Foreign remittances have always been a mainstay for the Pakistani economy and have been one of the only consistent inflows of money into the economy since the 1980s. This year, remittances have risen by 13.7 percent to a record $15.83 billion. Saudi Arabia, UAE and the US lead the pack when it comes to remittances.

However there are come caveats. For this money to actually be useful for the people and the economy, the government has to make efforts to control inflation. Remittances need to have purchasing power in Pakistan; else workers abroad just have to send more money. And while we will celebrate the increase, the cause may just be increased needs due to inflation and rises in food and energy prices. Secondly, an economic crisis in the Gulf States can adversely impact our inflows. The 1973 oil crisis impacted South Asia not just with regards to the oil process but also the inflow of remittances. Stability of the oil rich countries in this regard at least is in our interest. War in the region does no good to Pakistan.

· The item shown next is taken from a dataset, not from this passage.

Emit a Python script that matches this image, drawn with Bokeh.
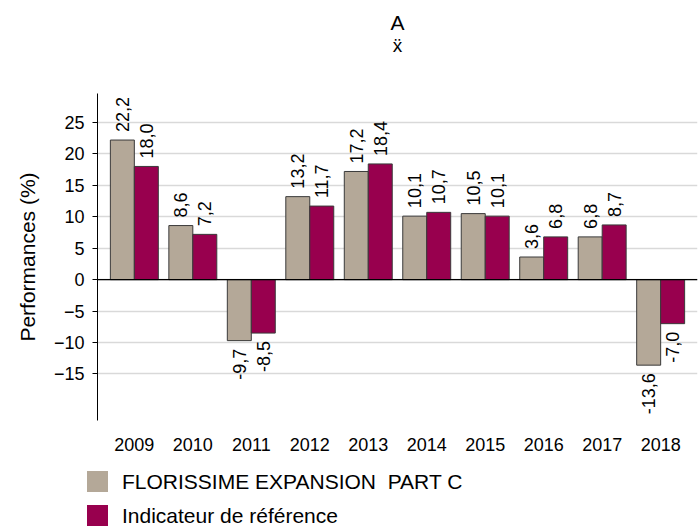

The third issue is that the reserve build-up in Pakistan is due to large-scale foreign borrowing, sale of bonds and continuous rise in home remittances. None of these gains are due to government policy. But the government is trying to capitalize on remittances, focusing on promotion of a formal channel for international remittances through banks and money transfer services under its Pakistan Remittances Initiatives (PRI). Lastly, it is also crucial to know that much of the remittances come through illegal channels which are not widely productive for the economy. The transfer of part of or all illegal foreign exchange earnings—from kickbacks, the drug trade, and other sources, does lead to an increase in official remittances. However, the transfer of such illegal earnings, including non-taxed earnings by Pakistanis abroad, might not occur through the official remittance channel for fear of being detected and those making such transfers prefer the use of the unofficial route (also known as hawala or hundi transactions). There is no research into what this really means for the economy, and where these remittances are being further invested; news reports basically just skim over the numbers without understanding the implications.